OUAGADOUGOU, Burkina Faso — More than a dozen mutinous soldiers declared Monday on state television that a military junta now controls Burkina Faso after they detained the democratically elected president following a day of gunbattles in the capital.
The military coup is the third of its kind in West Africa in the last 18 months, creating upheaval in some of the countries hardest hit by Islamic extremists attacks.
Capt. Sidsore Kaber Ouedraogo said the Patriotic Movement for Safeguarding and Restoration “has decided to assume its responsibilities before history.” They cited the deteriorating security situation amid the deepening Islamic insurgency and the president’s inability to manage the crisis.
It was not immediately known where President Roch Marc Christian Kabore was, and the junta spokesman said only that the coup had taken place “without any physical violence against those arrested, who are being held in a safe place, with respect for their dignity.”
He said the new military leaders would work to establish a calendar “acceptable to everyone” for holding new elections without giving further details.
After the televised announcement, crowds took to the streets, cheering and honking car horns in support of the takeover. People hoped that the coup would ease the devastation they have endured since jihadist violence spread across the country.
“This is an opportunity for Burkina Faso to regain its integrity. The previous regime sunk us. People are dying daily. Soldiers are dying. There are thousands of displaced,” said Manuel Sip, a protester in downtown Ouagadougou. The army should have acted faster in ousting the president, he said.
The communique read aloud on state broadcaster RTB was signed by the country’s apparent new military leader, Lt. Col. Paul Henri Sandaogo Damiba. He sat beside the spokesman without addressing the camera during the announcement.

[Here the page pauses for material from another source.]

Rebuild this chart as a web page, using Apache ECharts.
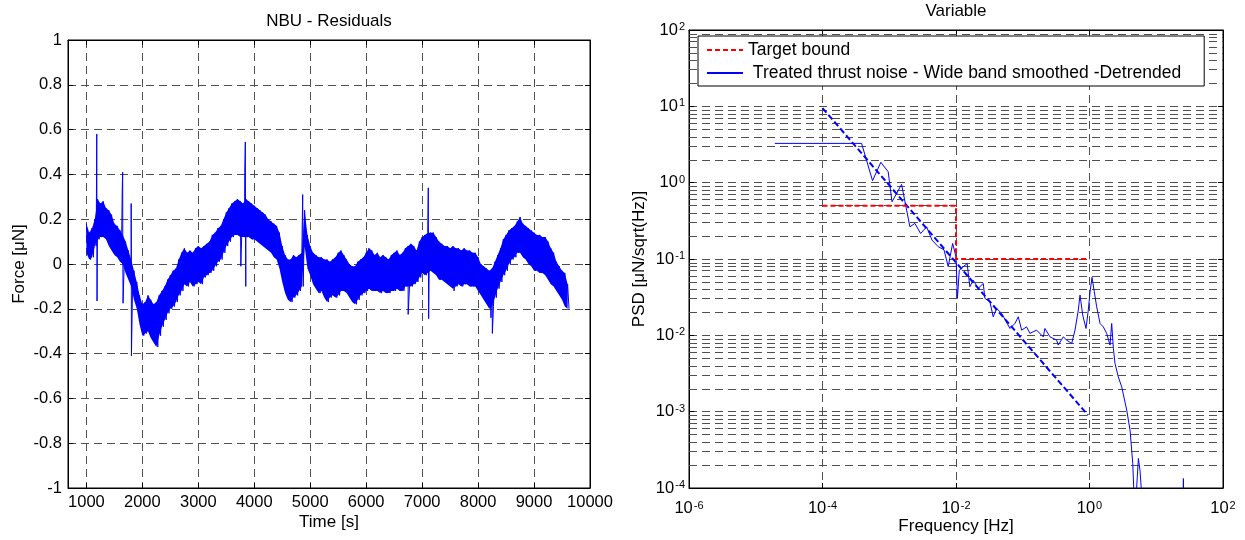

United Nations Secretary-General Antonio Guterres called on coup leaders to lay down their arms. He reiterated the U.N.’s “full commitment to the preservation of the constitutional order” in Burkina Faso and support for the people in their efforts “to find solutions to the multifaceted challenges facing the country,” U.N. spokesman Stephane Dujarric said.
The U.N. chief said the military takeover was part of “an epidemic of coups around the world and in that region.”
In a statement, Kabore’s political party accused the mutinous soldiers of trying to assassinate the president and another government minister and said the presidential palace in Ouagadougou remained surrounded by “heavily armed and hooded men.”
Gunfire erupted early Sunday when soldiers took control of a major military barracks in the capital, Ouagadougou. In response, civilians rallied in a show of support for the rebellion but were dispersed by security forces firing tear gas. Burkina Faso has seen a series of anti-government protests as anger has mounted over the handling of the Islamic insurgency.
Groups of people celebrated again in the streets of the capital Monday morning after reports of Kabore’s capture.
Kabore was elected in 2015 after a popular uprising ousted longtime strongman President Blaise Compaore. Kabore was reelected in November 2020, but frustration has been growing at his inability to stem the spread of jihadist violence across the country. Attacks linked to al-Qaida and the Islamic State group are escalating, killing thousands and displacing more than an estimated 1.5 million people.
The military has suffered losses since the extremist violence began in 2016. In December, more than 50 security forces were killed and nine more died in November.
Mutinous soldiers told the AP that the government was out of touch with troops and that they wanted military rule. Among their demands are more forces in the battle against extremists and better care for the wounded and the families of the dead.
About 100 military members have planned the takeover since August, according to one of the mutinous soldiers.
Sahel experts say the government was overstretched, but it’s unlikely the mutiny will change anything.
“Burkina Faso’s army is profoundly ill-equipped and unprepared for the war it’s asked to fight. It’s out of its depth. Its frustration with an equally out-of-its-depth government is understandable. Regrettably, this is unlikely to improve anything,” said Michael Shurkin, a former political analyst at the CIA and director of global programs at 14 North Strategies, a business intelligence consultancy based in Senegal.
But as protests over the weekend and on Monday showed, discontent among the general population is also growing.
“People are tired with this situation of insecurity. Every day, people are killed. In Burkina, there are areas that can’t be accessed. We have lost a big part of our territory,” said Jean-Baptiste Ilboudou, a civilian who was biking near the military base when gunshots were heard.
The West African regional bloc known as ECOWAS, which already has suspended Mali and Guinea in the past 18 months over military coups, issued a statement of support for Burkina Faso’s embattled president and urged dialogue with the mutineers.
Burkina Faso has also seen its share of coup attempts and military takeovers — though it experienced a period of relative stability under Compaore, who ruled for 27 years until his ouster in 2014.
Earlier this month, authorities arrested a group of soldiers accused of participating in a foiled coup plot. It was not immediately known whether there was any connection between those soldiers and the ones rebelling now. Military prosecutors said nine soldiers and two civilians were being held in connection with the plot.
In 1987, Compaore came to power by force. And in 2015, soldiers loyal to him attempted to overthrow the transitional government put into place after his ouster. The army was ultimately able to put the transitional authorities back in power, who led again until Kabore won an election and took office.